The case for refining bitumen in Canada
by Robert Hage
July 13, 2016
If you were the head of Enbridge, TransCanada or Kinder Morgan and you saw environmentalists and First Nations making common cause against the pipelines you need to transport your bitumen crude to tidewater, and heard the president of the United States calling your oil the “dirtiest in the world,” wouldn’t you examine every option to overcome that opposition?
What if the Green Party of Canada said it would not support new pipelines — but could do so if the crude was refined first? What if the chief of the Haisla Nation in Kitimat, B.C., where Enbridge proposes to locate its pipeline terminal, said he is opposed to shipping bitumen — but would consider a proposal to refine bitumen in Kitimat before shipment?
The question of whether to refine oilsands crude in Canada has been hanging over the energy industry for more than a decade. It once seemed to be no more than a pet project of the NDP and the labour unions to create more jobs in Canada.

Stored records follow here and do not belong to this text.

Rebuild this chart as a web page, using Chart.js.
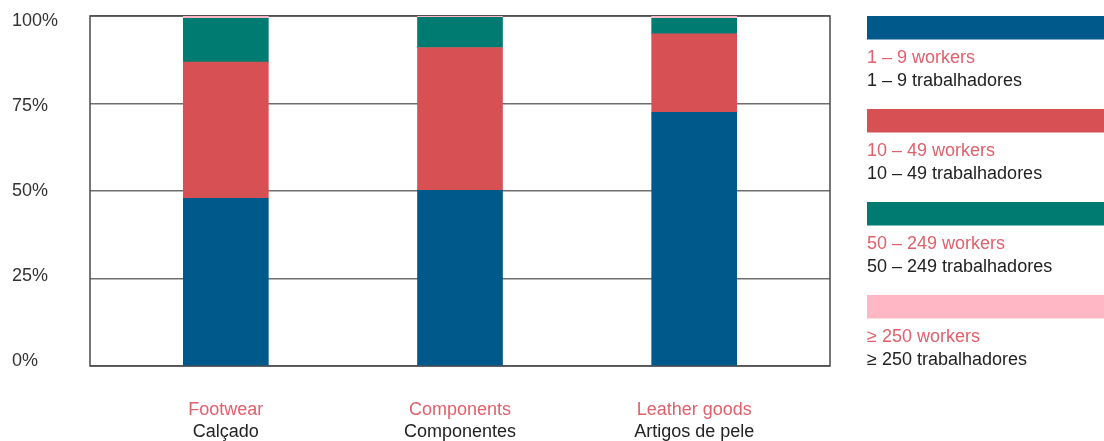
<!DOCTYPE html>
<html>
<head>
<meta charset="utf-8">
<title>Company size by sector</title>
<script src="https://cdn.jsdelivr.net/npm/chart.js@4/dist/chart.umd.min.js"></script>
<style>
  html, body { margin: 0; padding: 0; background: #ffffff; }
  #wrap { width: 1104px; height: 441px; position: relative; }
</style>
</head>
<body>
<div id="wrap"><canvas id="chart" width="1104" height="441"></canvas></div>
<script>
// Sectors (English / Portuguese)
const categoriesEn = ['Footwear', 'Components', 'Leather goods'];
const categoriesPt = ['Calçado', 'Componentes', 'Artigos de pele'];

// Company size classes (English / Portuguese)
const seriesEn = ['1 – 9 workers', '10 – 49 workers', '50 – 249 workers', '≥ 250 workers'];
const seriesPt = ['1 – 9 trabalhadores', '10 – 49 trabalhadores', '50 – 249 trabalhadores', '≥ 250 trabalhadores'];
const seriesColors = ['#00598b', '#d75054', '#007b72', '#ffb7c5'];

// Share of companies (%) per sector
const micro  = [47.9, 50.2, 72.5];
const small  = [38.9, 40.8, 22.4];
const medium = [12.5, 8.6, 4.4];
const large  = [0.7, 0.4, 0.7];

// Value axis ticks
const yTicks = [0, 25, 50, 75, 100];

const FONT = '"Liberation Sans", Arial, Helvetica, sans-serif';
const FONT_SIZE = 18;
const RED_TEXT = '#e0606b';
const DARK_TEXT = '#222222';

const seriesValues = [micro, small, medium, large];
const datasets = seriesValues.map((vals, s) => ({
  label: seriesEn[s],
  data: vals.map((v, i) => ({ x: i, y: v })),
  backgroundColor: seriesColors[s],
  borderWidth: 0,
  barThickness: 85
}));

// Frame around the plot area, drawn beneath the bars
const framePlugin = {
  id: 'frame',
  beforeDatasetsDraw(chart) {
    const { ctx, chartArea: a } = chart;
    ctx.save();
    ctx.strokeStyle = '#4a4a4a';
    ctx.lineWidth = 1.5;
    ctx.strokeRect(a.left, a.top, a.right - a.left, a.bottom - a.top);
    ctx.restore();
  }
};

// Percentage labels, left-aligned, pulled slightly toward the middle of the axis
const yLabels = {
  id: 'yLabels',
  afterDraw(chart) {
    const { ctx } = chart;
    const y = chart.scales.y;
    const mid = y.getPixelForValue(50);
    ctx.save();
    ctx.font = FONT_SIZE + 'px ' + FONT;
    ctx.textAlign = 'left';
    ctx.textBaseline = 'middle';
    ctx.fillStyle = '#333333';
    yTicks.forEach(v => {
      const py = mid + (y.getPixelForValue(v) - mid) * 0.97;
      ctx.fillText(v + '%', 12, py);
    });
    ctx.restore();
  }
};

// Two-line bilingual sector labels under the bars
const sectorLabels = {
  id: 'sectorLabels',
  afterDraw(chart) {
    const { ctx } = chart;
    const x = chart.scales.x;
    ctx.save();
    ctx.font = FONT_SIZE + 'px ' + FONT;
    ctx.textAlign = 'center';
    ctx.textBaseline = 'middle';
    categoriesEn.forEach((c, i) => {
      const px = x.getPixelForValue(i);
      ctx.fillStyle = RED_TEXT;
      ctx.fillText(c, px, 410);
      ctx.fillStyle = DARK_TEXT;
      ctx.fillText(categoriesPt[i], px, 432);
    });
    ctx.restore();
  }
};

// Legend: colour band followed by the bilingual class names
const sideLegend = {
  id: 'sideLegend',
  afterDraw(chart) {
    const { ctx } = chart;
    const left = 867;
    const step = 93;
    ctx.save();
    ctx.font = FONT_SIZE + 'px ' + FONT;
    ctx.textAlign = 'left';
    ctx.textBaseline = 'middle';
    seriesEn.forEach((name, s) => {
      const top = 16 + s * step;
      ctx.fillStyle = seriesColors[s];
      ctx.fillRect(left, top, 1104 - left, 23.5);
      ctx.fillStyle = RED_TEXT;
      ctx.fillText(name, left, top + 42);
      ctx.fillStyle = DARK_TEXT;
      ctx.fillText(seriesPt[s], left, top + 65);
    });
    ctx.restore();
  }
};

new Chart(document.getElementById('chart'), {
  type: 'bar',
  data: { datasets },
  plugins: [framePlugin, yLabels, sectorLabels, sideLegend],
  options: {
    responsive: false,
    animation: false,
    events: [],
    layout: { padding: { left: 12, top: 16, right: 274, bottom: 75 } },
    plugins: { legend: { display: false }, tooltip: { enabled: false } },
    scales: {
      x: {
        type: 'linear',
        min: -0.58,
        max: 2.58,
        offset: false,
        stacked: true,
        display: false
      },
      y: {
        stacked: true,
        min: 0,
        max: 100,
        afterBuildTicks(scale) {
          scale.ticks = yTicks.map(v => ({ value: v }));
        },
        afterFit(scale) { scale.width = 78; },
        border: { display: false },
        grid: { color: '#6e6e6e', lineWidth: 1.5, drawTicks: false },
        ticks: { display: false }
      }
    }
  }
});
</script>
</body>
</html>
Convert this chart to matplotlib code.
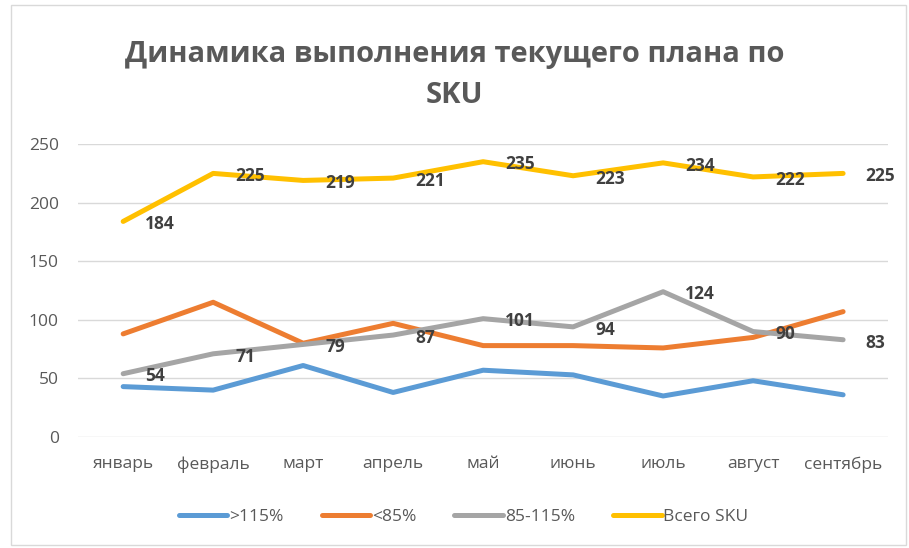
import matplotlib.pyplot as plt
from matplotlib.patches import Rectangle

months = ["январь", "февраль", "март", "апрель", "май", "июнь", "июль", "август", "сентябрь"]
over_115 = [43, 40, 61, 38, 57, 53, 35, 48, 36]
under_85 = [88, 115, 80, 97, 78, 78, 76, 85, 107]
mid_85_115 = [54, 71, 79, 87, 101, 94, 124, 90, 83]
total_sku = [184, 225, 219, 221, 235, 223, 234, 222, 225]

plt.rcParams['font.family'] = ['Open Sans', 'DejaVu Sans']

fig = plt.figure(figsize=(9.09, 5.48), dpi=100)
ax = fig.add_axes([0.086, 0.2026, 0.891, 0.5344])

x = range(len(months))
ax.plot(x, over_115, color="#5B9BD5", lw=3.6, label=">115%", solid_capstyle="round")
ax.plot(x, under_85, color="#ED7D31", lw=3.6, label="<85%", solid_capstyle="round")
ax.plot(x, mid_85_115, color="#A5A5A5", lw=3.6, label="85-115%", solid_capstyle="round")
ax.plot(x, total_sku, color="#FFC000", lw=3.6, label="Всего SKU", solid_capstyle="round")

for series in (mid_85_115, total_sku):
    for i, v in enumerate(series):
        ax.annotate(str(v), (i, v), xytext=(16, -2), textcoords="offset points",
                    ha="left", va="center", fontsize=12.5, fontweight="bold", color="#404040")

ax.set_xlim(-0.5, len(months) - 0.5)
ax.set_ylim(0, 250)
ax.set_yticks(range(0, 251, 50))
ax.set_xticks(list(x))
ax.set_xticklabels(months)
ax.tick_params(length=0, labelsize=12.5, colors="#595959")
ax.tick_params(axis="x", pad=14)
ax.tick_params(axis="y", pad=14)
ax.grid(axis="y", color="#D9D9D9", lw=1)
ax.set_axisbelow(True)
for s in ax.spines.values():
    s.set_visible(False)

fig.text(0.5, 0.9, "Динамика выполнения текущего плана по", ha="center", va="center",
         fontsize=21, fontweight="bold", color="#595959")
fig.text(0.5, 0.826, "SKU", ha="center", va="center",
         fontsize=21, fontweight="bold", color="#595959")

fig.legend(loc="center", bbox_to_anchor=(0.51, 0.057), ncol=4, frameon=False,
           fontsize=12.5, handlelength=2.8, handletextpad=0.1, columnspacing=2.2,
           labelcolor="#595959")

fig.patches.append(Rectangle((0.012, 0.005), 0.985, 0.985, transform=fig.transFigure,
                             fill=False, edgecolor="#D9D9D9", lw=1))

fig.savefig("out.png", dpi=100)
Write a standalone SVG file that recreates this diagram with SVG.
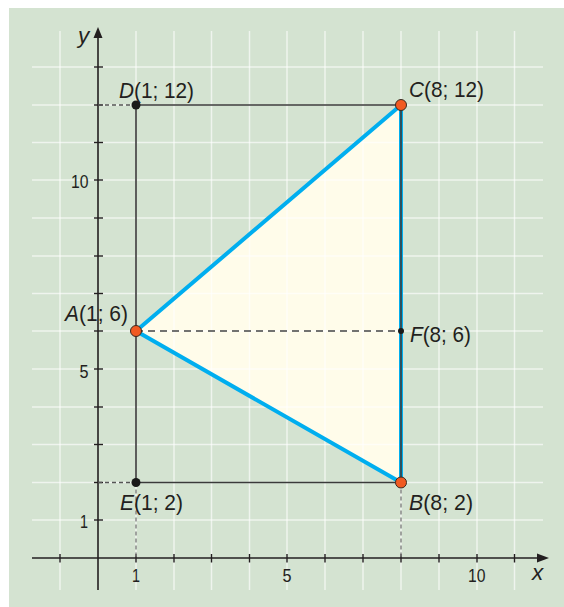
<svg xmlns="http://www.w3.org/2000/svg" width="564" height="607" viewBox="0 0 564 607">
<defs>
<style>
.grid line{stroke:#ffffff;stroke-opacity:0.62;stroke-width:1.5}
.axis{stroke:#231f20;stroke-width:1.6;fill:none}
.tick line{stroke:#231f20;stroke-width:1.4}
.rect{stroke:#3a3a3a;stroke-width:1.6;fill:none}
.blue{stroke:#00aeef;stroke-width:4;fill:none;stroke-linecap:round}
.dash{stroke:#444;stroke-width:1.6;stroke-dasharray:7 5;fill:none}
.dashs{stroke:#555;stroke-width:1.3;stroke-dasharray:4 3;fill:none}
.dashl{stroke:#777;stroke-width:1.3;stroke-dasharray:4 3;fill:none}
.lbl{font-family:"Liberation Sans",Arial,sans-serif;font-size:22.5px;fill:#231f20}
.num{font-family:"Liberation Sans",Arial,sans-serif;font-size:18px;fill:#231f20}
.it{font-style:italic}
.pt{fill:#f15a22;stroke:#3a2a20;stroke-width:1}
.bk{fill:#1a1a1a}
</style>
</defs>
<rect x="9" y="8" width="555" height="599" fill="#d4e3d1"/>
<polygon id="triangle-fill" points="136,331 401,105 401,482.5" fill="#fffcea"/>
<g class="grid">
<line x1="60" y1="31" x2="60" y2="590"/>
<line x1="136" y1="31" x2="136" y2="590"/>
<line x1="174" y1="31" x2="174" y2="590"/>
<line x1="211.5" y1="31" x2="211.5" y2="590"/>
<line x1="249.5" y1="31" x2="249.5" y2="590"/>
<line x1="287" y1="31" x2="287" y2="590"/>
<line x1="325" y1="31" x2="325" y2="590"/>
<line x1="363" y1="31" x2="363" y2="590"/>
<line x1="401" y1="31" x2="401" y2="590"/>
<line x1="439" y1="31" x2="439" y2="590"/>
<line x1="477" y1="31" x2="477" y2="590"/>
<line x1="514.5" y1="31" x2="514.5" y2="590"/>
<line x1="32" y1="67" x2="543" y2="67"/>
<line x1="32" y1="105" x2="543" y2="105"/>
<line x1="32" y1="142.5" x2="543" y2="142.5"/>
<line x1="32" y1="180" x2="543" y2="180"/>
<line x1="32" y1="218" x2="543" y2="218"/>
<line x1="32" y1="256" x2="543" y2="256"/>
<line x1="32" y1="293.5" x2="543" y2="293.5"/>
<line x1="32" y1="331" x2="543" y2="331"/>
<line x1="32" y1="369" x2="543" y2="369"/>
<line x1="32" y1="407" x2="543" y2="407"/>
<line x1="32" y1="444.5" x2="543" y2="444.5"/>
<line x1="32" y1="482.5" x2="543" y2="482.5"/>
<line x1="32" y1="520" x2="543" y2="520"/>
</g>
<g id="axes">
<line class="axis" x1="98" y1="590" x2="98" y2="36"/>
<polygon points="98,27 93.5,38 102.5,38" fill="#231f20"/>
<line class="axis" x1="32" y1="558" x2="538" y2="558"/>
<polygon points="549,558 537,553.5 537,562.5" fill="#231f20"/>
<g class="tick">
<line x1="94" y1="67" x2="103" y2="67"/>
<line x1="94" y1="105" x2="103" y2="105"/>
<line x1="94" y1="142.5" x2="103" y2="142.5"/>
<line x1="94" y1="180" x2="103" y2="180"/>
<line x1="94" y1="218" x2="103" y2="218"/>
<line x1="94" y1="256" x2="103" y2="256"/>
<line x1="94" y1="293.5" x2="103" y2="293.5"/>
<line x1="94" y1="331" x2="103" y2="331"/>
<line x1="94" y1="369" x2="103" y2="369"/>
<line x1="94" y1="407" x2="103" y2="407"/>
<line x1="94" y1="444.5" x2="103" y2="444.5"/>
<line x1="94" y1="482.5" x2="103" y2="482.5"/>
<line x1="94" y1="520" x2="103" y2="520"/>
<line x1="60" y1="554" x2="60" y2="562.5"/>
<line x1="136" y1="554" x2="136" y2="562.5"/>
<line x1="174" y1="554" x2="174" y2="562.5"/>
<line x1="211.5" y1="554" x2="211.5" y2="562.5"/>
<line x1="249.5" y1="554" x2="249.5" y2="562.5"/>
<line x1="287" y1="554" x2="287" y2="562.5"/>
<line x1="325" y1="554" x2="325" y2="562.5"/>
<line x1="363" y1="554" x2="363" y2="562.5"/>
<line x1="401" y1="554" x2="401" y2="562.5"/>
<line x1="439" y1="554" x2="439" y2="562.5"/>
<line x1="477" y1="554" x2="477" y2="562.5"/>
<line x1="514.5" y1="554" x2="514.5" y2="562.5"/>
</g>
<text class="lbl it" x="78" y="43" font-size="21">y</text>
<text class="lbl it" x="532" y="580" font-size="21">x</text>
<text class="num" x="71" y="187.5" textLength="17.5" lengthAdjust="spacingAndGlyphs">10</text>
<text class="num" x="79.5" y="377.5" textLength="9" lengthAdjust="spacingAndGlyphs">5</text>
<text class="num" x="80" y="527.5" textLength="8" lengthAdjust="spacingAndGlyphs">1</text>
<text class="num" x="132" y="582" textLength="8" lengthAdjust="spacingAndGlyphs">1</text>
<text class="num" x="282.5" y="582" textLength="9" lengthAdjust="spacingAndGlyphs">5</text>
<text class="num" x="468" y="582" textLength="17.5" lengthAdjust="spacingAndGlyphs">10</text>
</g>
<g id="connectors">
<line class="dashs" x1="98" y1="105" x2="136" y2="105"/>
<line class="dashs" x1="98" y1="482.5" x2="136" y2="482.5"/>
<line class="dashl" x1="136" y1="482.5" x2="136" y2="558"/>
<line class="dashl" x1="401" y1="482.5" x2="401" y2="558"/>
<line class="dash" x1="136" y1="331" x2="401" y2="331"/>
<line class="blue" x1="136" y1="331" x2="401" y2="105"/>
<line class="blue" x1="136" y1="331" x2="401" y2="482.5"/>
<line class="blue" x1="401" y1="105" x2="401" y2="482.5"/>
<polyline class="rect" points="136,105 401,105 401,482.5 136,482.5 136,105"/>
</g>
<g id="D">
<circle class="bk" cx="136" cy="105" r="4.5"/>
<text class="lbl" x="119" y="98" textLength="75" lengthAdjust="spacingAndGlyphs"><tspan class="it">D</tspan>(1; 12)</text>
</g>
<g id="C">
<circle class="pt" cx="401" cy="105" r="5.5"/>
<text class="lbl" x="409" y="97" textLength="75" lengthAdjust="spacingAndGlyphs"><tspan class="it">C</tspan>(8; 12)</text>
</g>
<g id="A">
<circle class="pt" cx="136" cy="331" r="5.5"/>
<text class="lbl" x="65" y="321" textLength="63" lengthAdjust="spacingAndGlyphs"><tspan class="it">A</tspan>(1; 6)</text>
</g>
<g id="F">
<circle class="bk" cx="401" cy="331" r="3"/>
<text class="lbl" x="410" y="342" textLength="61" lengthAdjust="spacingAndGlyphs"><tspan class="it">F</tspan>(8; 6)</text>
</g>
<g id="E">
<circle class="bk" cx="136" cy="482.5" r="4.5"/>
<text class="lbl" x="120" y="510" textLength="63" lengthAdjust="spacingAndGlyphs"><tspan class="it">E</tspan>(1; 2)</text>
</g>
<g id="B">
<circle class="pt" cx="401" cy="482.5" r="5.5"/>
<text class="lbl" x="409" y="510" textLength="64" lengthAdjust="spacingAndGlyphs"><tspan class="it">B</tspan>(8; 2)</text>
</g>
</svg>
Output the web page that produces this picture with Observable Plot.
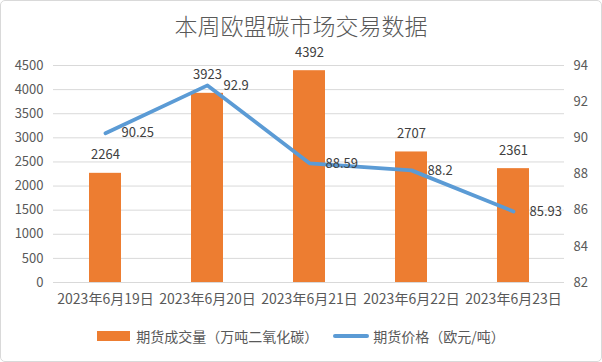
<!DOCTYPE html>
<html>
<head>
<meta charset="utf-8">
<script src="https://cdn.jsdelivr.net/npm/d3@7"></script>
<script src="https://cdn.jsdelivr.net/npm/@observablehq/plot@0.6"></script>
<style>
  html, body { margin: 0; padding: 0; background: #fff; }
  #wrap { position: relative; width: 602px; height: 362px; overflow: hidden; font-family: "Noto Sans CJK SC", "Noto Sans", sans-serif; }
  #frame { position: absolute; left: 0; top: 0; width: 602px; height: 362px; box-sizing: border-box; border: 1px solid #d9d9d9; border-radius: 5px; pointer-events: none; }
  #title { position: absolute; left: 0; top: 13px; width: 602px; text-align: center; font-size: 23px; line-height: 24px; color: #595959; font-weight: 300; }
  #chart { position: absolute; left: 0; top: 30px; }
  #legend { position: absolute; left: 0; top: 322px; width: 602px; height: 28px; display: flex; align-items: center; justify-content: center; font-size: 14px; color: #595959; }
  .sw-bar { width: 33px; height: 10px; background: #ed7d31; margin-right: 6px; }
  .sw-line { width: 36px; height: 4px; background: #5b9bd5; border-radius: 2px; margin-left: 15px; margin-right: 4px; }
</style>
</head>
<body>
<div id="wrap">
  <div id="title">本周欧盟碳市场交易数据</div>
  <div id="chart"></div>
  <div id="legend">
    <div class="sw-bar"></div><span>期货成交量（万吨二氧化碳）</span>
    <div class="sw-line"></div><span>期货价格（欧元/吨）</span>
  </div>
  <div id="frame"></div>
</div>
<script>
const dates = ["2023年6月19日", "2023年6月20日", "2023年6月21日", "2023年6月22日", "2023年6月23日"];
const volume = [2264, 3923, 4392, 2707, 2361];
const price = [90.25, 92.9, 88.59, 88.2, 85.93];
const volumeTicks = [0, 500, 1000, 1500, 2000, 2500, 3000, 3500, 4000, 4500];
const priceTicks = [82, 84, 86, 88, 90, 92, 94];

const volMax = 4500, pMin = 82, pMax = 94;
const toVol = p => (p - pMin) / (pMax - pMin) * volMax;
const toPrice = v => v / volMax * (pMax - pMin) + pMin;

const rows = dates.map((d, i) => ({date: d, volume: volume[i], price: price[i], py: toVol(price[i])}));

const chart = Plot.plot({
  width: 602,
  height: 290,
  marginTop: 35,
  marginBottom: 38,
  marginLeft: 53,
  marginRight: 38,
  style: {fontFamily: "'Noto Sans CJK SC', 'Noto Sans', sans-serif", color: "#595959", background: "transparent", overflow: "visible"},
  x: {domain: dates, paddingInner: 0.687, paddingOuter: 0.3435, label: null},
  y: {domain: [0, volMax], label: null},
  marks: [
    Plot.gridY(volumeTicks, {stroke: "#d9d9d9", strokeOpacity: 1, strokeWidth: 1}),
    Plot.barY(rows, {x: "date", y: "volume", fill: "#ed7d31"}),
    Plot.line(rows, {x: "date", y: "py", stroke: "#5b9bd5", strokeWidth: 3.8, strokeLinejoin: "round", strokeLinecap: "round"}),
    Plot.text(rows, {x: "date", y: "volume", text: d => String(d.volume), dy: -18, fill: "#404040", fontSize: 13}),
    Plot.text(rows, {x: "date", y: "py", text: d => String(d.price), dx: 16, textAnchor: "start", fill: "#404040", fontSize: 13}),
    Plot.axisY(volumeTicks, {anchor: "left", tickSize: 0, tickPadding: 10, fontSize: 13, fill: "#595959", label: null, tickFormat: v => String(v)}),
    Plot.axisY(priceTicks.map(toVol), {anchor: "right", tickSize: 0, tickPadding: 9, fontSize: 13, fill: "#595959", label: null, tickFormat: v => String(Math.round(toPrice(v)))}),
    Plot.axisX({tickSize: 0, tickPadding: 12, fontSize: 14, fill: "#595959", label: null})
  ]
});
document.getElementById("chart").appendChild(chart);
</script>
</body>
</html>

But now Alberta Premier Rachel Notley is saying she wants to put refineries “at the heart of our future growth and prosperity.”
To date, the industry’s response has been largely to argue that refining oil in Alberta or B.C. would not make economic sense — that it’s much cheaper to refine the bitumen in existing Texas or Asian refineries or, in the case of Energy East, in Saint John, N.B. In a 2013 Macdonald-Laurier Institute paper, Philip Cross asked and answered the question: “Why does Canada export more crude oil than refined petroleum products?” He said refiners’ valued-added is dwarfed by the revenue oil companies obtain from extracting and transporting crude oil. “Crude,” he said, “is where the most value lies.”
But how valuable is landlocked Alberta’s crude if it remains in the ground?
In its 2013 final report on Enbridge’s Northern Gateway proposal, the National Energy Board referred to the question of refining crude. The energy workers’ union told the NEB that refining the bitumen before shipping it overseas could create an estimated 26,000 jobs in Canada. The Alberta Federation of Labour called Northern Gateway’s proposed 26 permanent Alberta jobs “paltry, insignificant and unacceptable” compared to the thousands of jobs that would be created in Canada if the bitumen were upgraded here.
Northern Gateway showed little interest in refining, pointing out that it’s a pipeline company. The then Progressive Conservative government of Alberta joined Enbridge and others in stating that industry would build more upgrading capacity in Canada “if it were economic to do so.” The NEB decided that the matter of refining or upgrading crude was outside of its mandate, but added that “issues of importance to Canadians … should be discussed in forums and processes under their respective jurisdictions.”
Two entrepreneurs are advancing billion-dollar refining proposals for Alberta’s crude at either Kitimat or Prince Rupert. David Black, the B.C. entrepreneur behind the Kitimat proposal, says he is putting his proposal forward to reduce the environmental risk. He maintains, with scientific support, that spilled refined products “float and evaporate if spilled at sea.”
Many might think the Green Party opposes pipelines completely. Actually, the party’s literature and public statements by its leader, Elizabeth May, reference their opposition to “pipelines of unprocessed product to either coastline.” The critical issue for the Greens is the nature of the oilsands bitumen and diluents in pipelines (diluents are chemicals added to allow the bitumen to flow). The Greens’ solution is to set a level of managed growth for oilsands production and build upgraders and refineries near the Alberta resource; shipping a finished product, they say, involves a far lower risk of environmental impacts in the event of spills.
In a recent letter to B.C. Premier Christy Clark, Chief Ellis Ross of the Haisla Nation said his people have “had a first taste of independence through resource revenues and employment.” Since 2004, the Haisla have supported liquefied natural gas (LNG) production and shipment and are eager to lease their Kitimat land for an LNG tanker terminal, and the jobs and revenue that would come with it.
At the same time, the Haisla Nation has opposed Northern Gateway’s proposal to ship diluted bitumen by tanker to Asian markets. Ross maintains the risks of spills in West Coast waters outweigh any potential benefits. Refined products, he told journalists, would be much easier to clean up.
With Premiers Clark and Notley finally talking to each other about their shared energy interests, the time has come for industry to consider refining as a means of getting its oil to markets.
Chief Ross has it right when he sees resource development as a “taste of independence” for First Nations. Alberta’s oilsands projects are the largest employers of native people in Canada. If they need inspiration, they can look to Alaska. After several decades of petroleum development there, native Alaskans now control that state’s largest Alaskan-owned company, with more than 10,000 employees worldwide. Another Alaskan native-owned company provides maintenance services for the trans-Alaskan pipeline.
If Canada’s Greens and indigenous peoples get on board with Canadian oilsands projects, Alaska might have some competition.